The things you don’t see. On July 11 we noted the presence on Gili Trawangan of a revitalised AJ Hackett private retreat, Pondok Santi, now open to paying guests, and said AJ had a bungee operation in Bali.
    Oops: For has, read had. A little e-billet-doux from Nigel Hobbs in Cairns, Australia, where he markets Hackett’s operations, told us the Kuta venue was closed last year as the land lease was not being renewed. Apparently the landowner wanted to build a resort on it. So Kuta is down one unique tourist attraction and up yet another resort property.
     So, we’re sorry about that. If only we were into leaps of faith we might have joined up all the developmental dots and noticed that Hackett’s big plunger was no more.

Weaving a Tale

Textile-inclined bookworms  at this year’s Ubud Writers and Readers Festival  (October 3-7, don’t miss it) will have a chance to add another five days to their experience and join a tour of traditional weavers that UWRF and local not-for-profit outfit Threads of Life have organised.
     Ubud-based Threads of Life uses culture and conservation to alleviate poverty in rural Indonesia. The heirloom-quality textiles and baskets are made with local materials and natural dyes. With the proceeds from the Threads of Life gallery, they help weavers to form independent cooperatives and to manage their resources sustainably.
     The five-day sojourn takes in homes, studios and cooperatives in the Seraya area on Bali’s dry north-eastern tip, the lush rice fields of Sideman and the ancient village of Tenganan Pegeringsingan. Participants will be based at the rather-better-than-basic Alila Manggis, near Candi Dasa.
     That all sounds fun and could be a powerful restorative agent following the diet of pious platitudes likely to be served up at the writers’ festival itself by veteran scribbler John Pilger, the Australian-born journalist who has made a stellar career out of bashing PHIABs (People He’s Identified As Bastards) and who is the headline attraction this year.
     Incidentally, Janet DeNeefe who – when she’s not being determinedly insouciant about which well-moneyed corporation might agree to part with substantial readies and be tagged as this year’s UWRF naming sponsor – is officer in charge of coffee etc at a number of Ubud destinations for degustation, had a swish knees-up at Casa Luna on July 22 in honour of the establishment’s 20th birthday. Guests enjoyed fruits of the vine and canapés from 5pm-11pm.

Ethereal Tip

Australia Network, the visual voice of Oz in the region and rated required watching by the Diary, has joined the iPhone App revolution. Now, wherever you are on regional terra firma, you can get news updates and all that other gizmo stuff out of the ether as well as programme information; and you can fool around on Facebook and make a twit of yourself tweeting on the go.
      It also links you to AussieFunk. No, we’re only joking: we mean the Australian Department of Foreign Affairs and Trade’s emergency information service, which is a sensible must for travellers and overseas residents alike.

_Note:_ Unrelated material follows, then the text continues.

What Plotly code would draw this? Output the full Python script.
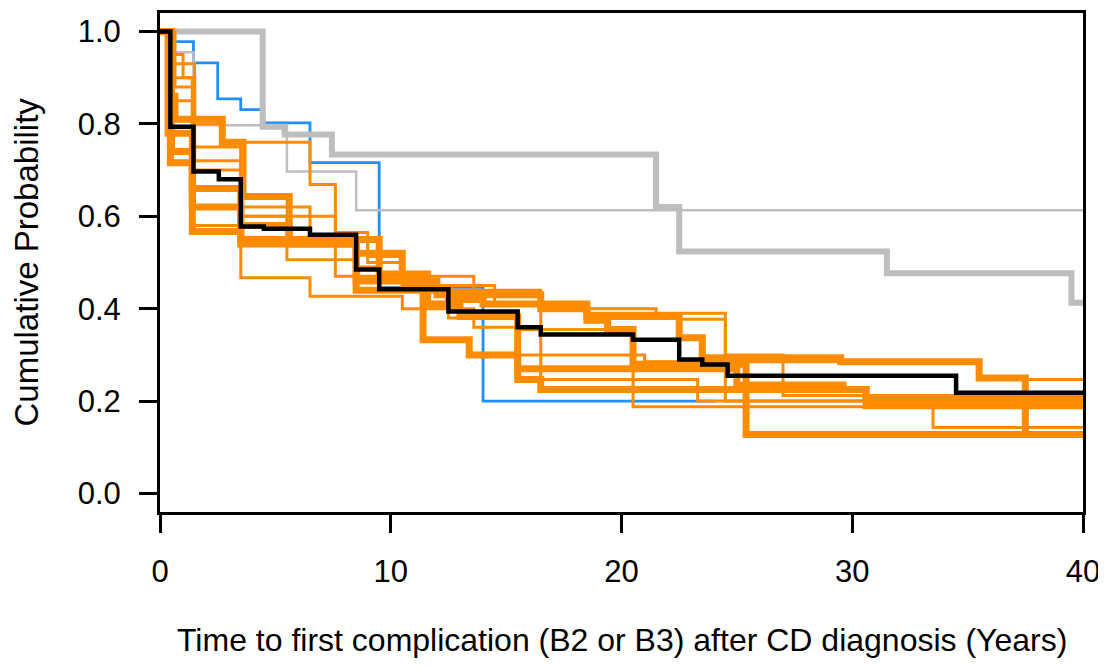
import plotly.graph_objects as go

# ---- data (step curves: times where value changes, value after the step, end time) ----
gray_thick_t = [0, 4.45, 5.4, 7.45, 21.5, 22.5, 31.5, 39.5]
gray_thick_s = [1.0, 0.794, 0.777, 0.734, 0.62, 0.524, 0.477, 0.413]
gray_thick_end = 40

gray_thin_t = [0, 0.5, 1.45, 5.5, 8.5]
gray_thin_s = [1.0, 0.955, 0.797, 0.697, 0.613]
gray_thin_end = 40

blue_t = [0, 0.5, 1.45, 2.5, 3.5, 4.5, 6.5, 9.5, 14.0]
blue_s = [1.0, 0.978, 0.932, 0.854, 0.831, 0.802, 0.716, 0.446, 0.2]
blue_end = 24.05

black_t = [0, 0.45, 1.45, 2.55, 3.5, 4.5, 6.5, 8.5, 9.5, 12.5, 15.5, 16.5, 20.5, 22.5, 23.5, 24.6, 34.5]
black_s = [1.0, 0.794, 0.697, 0.68, 0.578, 0.573, 0.56, 0.485, 0.442, 0.394, 0.36, 0.344, 0.333, 0.29, 0.279, 0.255, 0.218]
black_end = 40

# thick orange cohorts
k1_t = [0, 0.45, 1.4, 3.5, 8.5, 10.5, 12.0, 16.5, 18.5, 19.4, 20.5, 25.4]
k1_s = [1.0, 0.716, 0.567, 0.54, 0.52, 0.46, 0.43, 0.40, 0.375, 0.355, 0.28, 0.128]
k2_t = [0, 0.4, 0.65, 2.7, 3.6, 5.6, 8.5, 11.4, 13.4, 15.5, 25.0, 29.6, 30.6]
k2_s = [1.0, 0.86, 0.81, 0.76, 0.643, 0.54, 0.46, 0.333, 0.30, 0.27, 0.235, 0.225, 0.205]
k3_t = [0, 0.35, 1.4, 3.5, 9.5, 11.6, 13.0, 15.5, 16.5, 30.6]
k3_s = [1.0, 0.78, 0.62, 0.55, 0.475, 0.41, 0.383, 0.247, 0.225, 0.19]
k4_t = [0, 0.5, 1.4, 3.5, 5.6, 8.5, 12.5, 14.0, 18.5, 22.5, 23.5, 29.5, 35.5, 37.5]
k4_s = [1.0, 0.74, 0.66, 0.58, 0.55, 0.44, 0.42, 0.41, 0.383, 0.337, 0.294, 0.285, 0.25, 0.128]

# thin orange cohorts
t1_t = [0, 0.65, 1.5, 2.7, 6.5, 7.6, 9.0, 10.5, 16.5, 21.5, 22.5, 24.5]
t1_s = [1.0, 0.88, 0.80, 0.76, 0.669, 0.565, 0.513, 0.44, 0.40, 0.385, 0.377, 0.2]
t2_t = [0, 0.4, 1.4, 3.5, 6.5, 10.5, 13.6, 15.5, 20.5, 33.5]
t2_s = [1.0, 0.85, 0.58, 0.467, 0.427, 0.40, 0.36, 0.355, 0.188, 0.143]
t3_t = [0, 0.6, 1.5, 3.5, 5.5, 8.5, 9.5, 13.6, 16.5, 21.0, 35.5]
t3_s = [1.0, 0.93, 0.70, 0.60, 0.506, 0.49, 0.47, 0.43, 0.30, 0.285, 0.247]
t4_t = [0, 0.5, 1.4, 3.5, 7.6, 9.5, 12.5, 15.5, 16.5, 23.3]
t4_s = [1.0, 0.90, 0.75, 0.60, 0.47, 0.44, 0.38, 0.30, 0.247, 0.2]
t5_t = [0, 0.3, 1.0, 1.5, 3.5, 6.5, 9.0, 10.5, 14.5, 18.5, 24.5, 27.0]
t5_s = [1.0, 0.95, 0.90, 0.72, 0.62, 0.55, 0.50, 0.45, 0.41, 0.39, 0.30, 0.212]
orange_end = 40

x_ticks = [0, 10, 20, 30, 40]
y_ticks = [0.0, 0.2, 0.4, 0.6, 0.8, 1.0]
y_tick_labels = ["0.0", "0.2", "0.4", "0.6", "0.8", "1.0"]
x_title = "Time to first complication (B2 or B3) after CD diagnosis (Years)"
y_title = "Cumulative Probability"

ORANGE = "#FF8C00"
BLUE = "#1E90FF"
GRAY = "#BEBEBE"

fig = go.Figure()


def add_step(t, s, end, color, width):
    xs = list(t) + [end]
    ys = list(s) + [s[-1]]
    fig.add_trace(go.Scatter(x=xs, y=ys, mode="lines", line_shape="hv",
                             line=dict(color=color, width=width),
                             hoverinfo="skip", showlegend=False))


add_step(blue_t, blue_s, blue_end, BLUE, 2.8)
add_step(gray_thin_t, gray_thin_s, gray_thin_end, GRAY, 2.5)
add_step(gray_thick_t, gray_thick_s, gray_thick_end, GRAY, 6)
for t, s in [(t1_t, t1_s), (t2_t, t2_s), (t3_t, t3_s), (t4_t, t4_s), (t5_t, t5_s)]:
    add_step(t, s, orange_end, ORANGE, 3)
for t, s in [(k1_t, k1_s), (k2_t, k2_s), (k3_t, k3_s), (k4_t, k4_s)]:
    add_step(t, s, orange_end, ORANGE, 7)
add_step(black_t, black_s, black_end, "black", 4.5)

FONT = "Liberation Sans, Arial, sans-serif"

fig.update_layout(
    width=1098, height=652,
    margin=dict(l=152, r=23, t=5, b=148, autoexpand=False),
    paper_bgcolor="white", plot_bgcolor="white",
    font=dict(family=FONT, size=30, color="black"),
    xaxis=dict(range=[0, 40], tickvals=x_ticks, ticktext=[str(v) for v in x_ticks],
               showgrid=False, zeroline=False, showline=True, linecolor="black",
               linewidth=3, mirror=True, ticks="outside", ticklen=18, tickwidth=2.5,
               tickcolor="black", ticklabelstandoff=12, automargin=False,
               tickfont=dict(family=FONT, size=31)),
    yaxis=dict(range=[-0.04, 1.04], tickvals=y_ticks, ticktext=y_tick_labels,
               showgrid=False, zeroline=False, showline=True, linecolor="black",
               linewidth=3, mirror=True, ticks="outside", ticklen=18, tickwidth=2.5,
               tickcolor="black", ticklabelstandoff=12, automargin=False,
               tickfont=dict(family=FONT, size=31)),
    annotations=[
        dict(text=x_title, xref="paper", yref="paper", x=0.5, y=0,
             yshift=-128, xshift=0, showarrow=False, xanchor="center", yanchor="middle",
             font=dict(family=FONT, size=32)),
        dict(text=y_title, xref="paper", yref="paper", x=0, y=0.5,
             xshift=-134, showarrow=False, textangle=-90, xanchor="center", yanchor="middle",
             font=dict(family=FONT, size=33)),
    ],
)

fig.write_html("out.html")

The free application is available via iPhone download and at the itunes online store.
     Seriously, it’s good news. Perhaps we should get ourselves an iPhone.

Blight is Right

Poor old Blighty! The London Olympics are upon us and the Misty Isles’ summer (that’s the northern hemisphere summer, which is what happens when the important bit of the world is having its winter) is being its usual self: abominable.  We’re indebted – yet again – to James Jeffrey’s admirable Strewth diary in The Australian newspaper, which recently found time to report what one exasperated Brit said about it in the pages of the Guardian, a British newspaper for the meddling classes.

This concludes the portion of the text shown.